> _Task goal_: Give back, word for word, only the lines from the opening of the records through the one with "import plotly.graph_objects as go". Pictures stay out.

> _Material for the task_:
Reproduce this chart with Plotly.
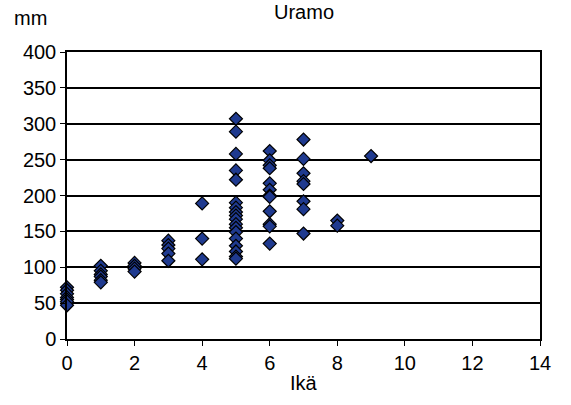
import plotly.graph_objects as go

# Data (age in years, length in mm)
age_0 = [72, 68, 63, 58, 55, 52, 47]
age_1 = [102, 95, 90, 87, 82, 79]
age_2 = [106, 102, 98, 94]
age_3 = [137, 131, 126, 119, 109]
age_4 = [189, 140, 111]
age_5 = [307, 289, 258, 235, 222, 190, 183, 177, 172, 167, 160, 155, 149, 140, 130, 122, 115, 112]
age_6 = [262, 249, 242, 238, 217, 208, 200, 198, 178, 160, 157, 133]
age_7 = [278, 251, 231, 220, 216, 192, 181, 147]
age_8 = [165, 158]
age_9 = [255]

groups = [age_0, age_1, age_2, age_3, age_4, age_5, age_6, age_7, age_8, age_9]
x_vals, y_vals = [], []
for age, vals in enumerate(groups):
    x_vals += [age] * len(vals)
    y_vals += vals

x_ticks = [0, 2, 4, 6, 8, 10, 12, 14]
y_ticks = [0, 50, 100, 150, 200, 250, 300, 350, 400]

fig = go.Figure()
fig.add_trace(go.Scatter(
    x=x_vals, y=y_vals, mode="markers",
    marker=dict(symbol="diamond", size=10, color="#1F3A8F",
                line=dict(color="black", width=1.2)),
    cliponaxis=False, showlegend=False,
))

FS = 20
font = dict(family="Liberation Sans, Arial, sans-serif", size=FS, color="black")
fig.update_layout(
    width=571, height=405,
    margin=dict(l=67, r=31, t=52, b=66),
    paper_bgcolor="white", plot_bgcolor="white",
    font=font,
    xaxis=dict(range=[0, 14], tickvals=x_ticks, ticks="outside", ticklen=5,
               tickcolor="black", showgrid=False, zeroline=False, automargin=False,
               showline=True, linecolor="black", linewidth=1.5, mirror=True,
               tickfont=dict(size=FS)),
    yaxis=dict(range=[0, 400], tickvals=y_ticks, ticks="outside", ticklen=5,
               tickcolor="black", showgrid=True, gridcolor="black", gridwidth=1.5,
               zeroline=False, showline=True, linecolor="black", linewidth=1.5,
               mirror=True, automargin=False, tickfont=dict(size=FS)),
)
fig.add_annotation(text="Uramo", xref="paper", yref="paper", x=0.5, y=1.0,
                   xanchor="center", yanchor="middle", showarrow=False,
                   font=dict(size=FS), yshift=40)
fig.add_annotation(text="mm", xref="paper", yref="paper", x=-0.078, y=1.0,
                   xanchor="center", yanchor="middle", showarrow=False,
                   font=dict(size=FS), yshift=34)
fig.add_annotation(text="Ikä", xref="paper", yref="paper", x=0.5, y=0.0,
                   xanchor="center", yanchor="middle", showarrow=False,
                   font=dict(size=FS), yshift=-44)

fig.write_html("out.html", config={"displayModeBar": False})
with open("out.html", encoding="utf-8") as f:
    html = f.read()
html = html.replace("<head>", "<head><style>html,body{margin:0;padding:0;}</style>", 1)
with open("out.html", "w", encoding="utf-8") as f:
    f.write(html)
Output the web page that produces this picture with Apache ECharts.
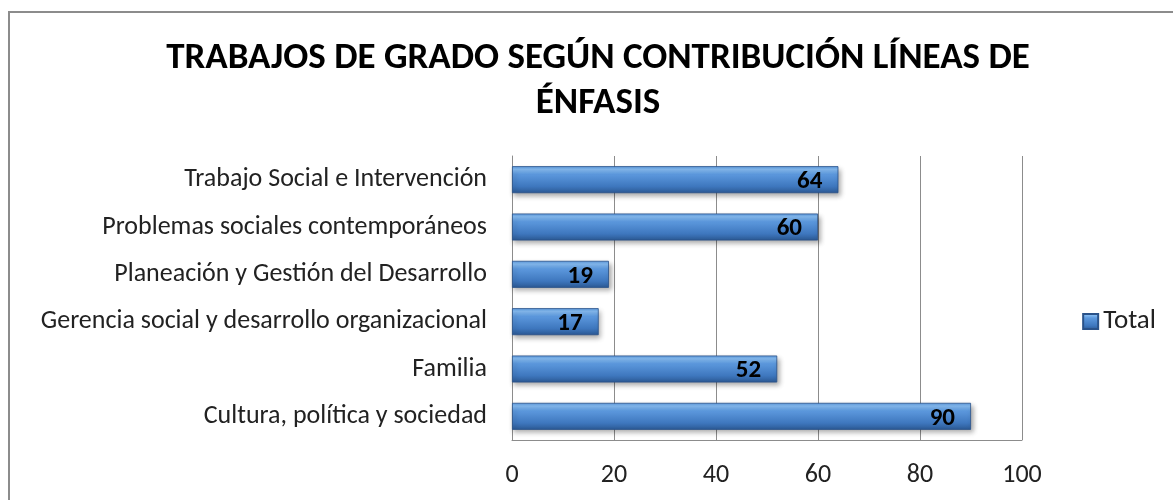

> _Output below_:
Reproduce this chart with Plotly.
import plotly.graph_objects as go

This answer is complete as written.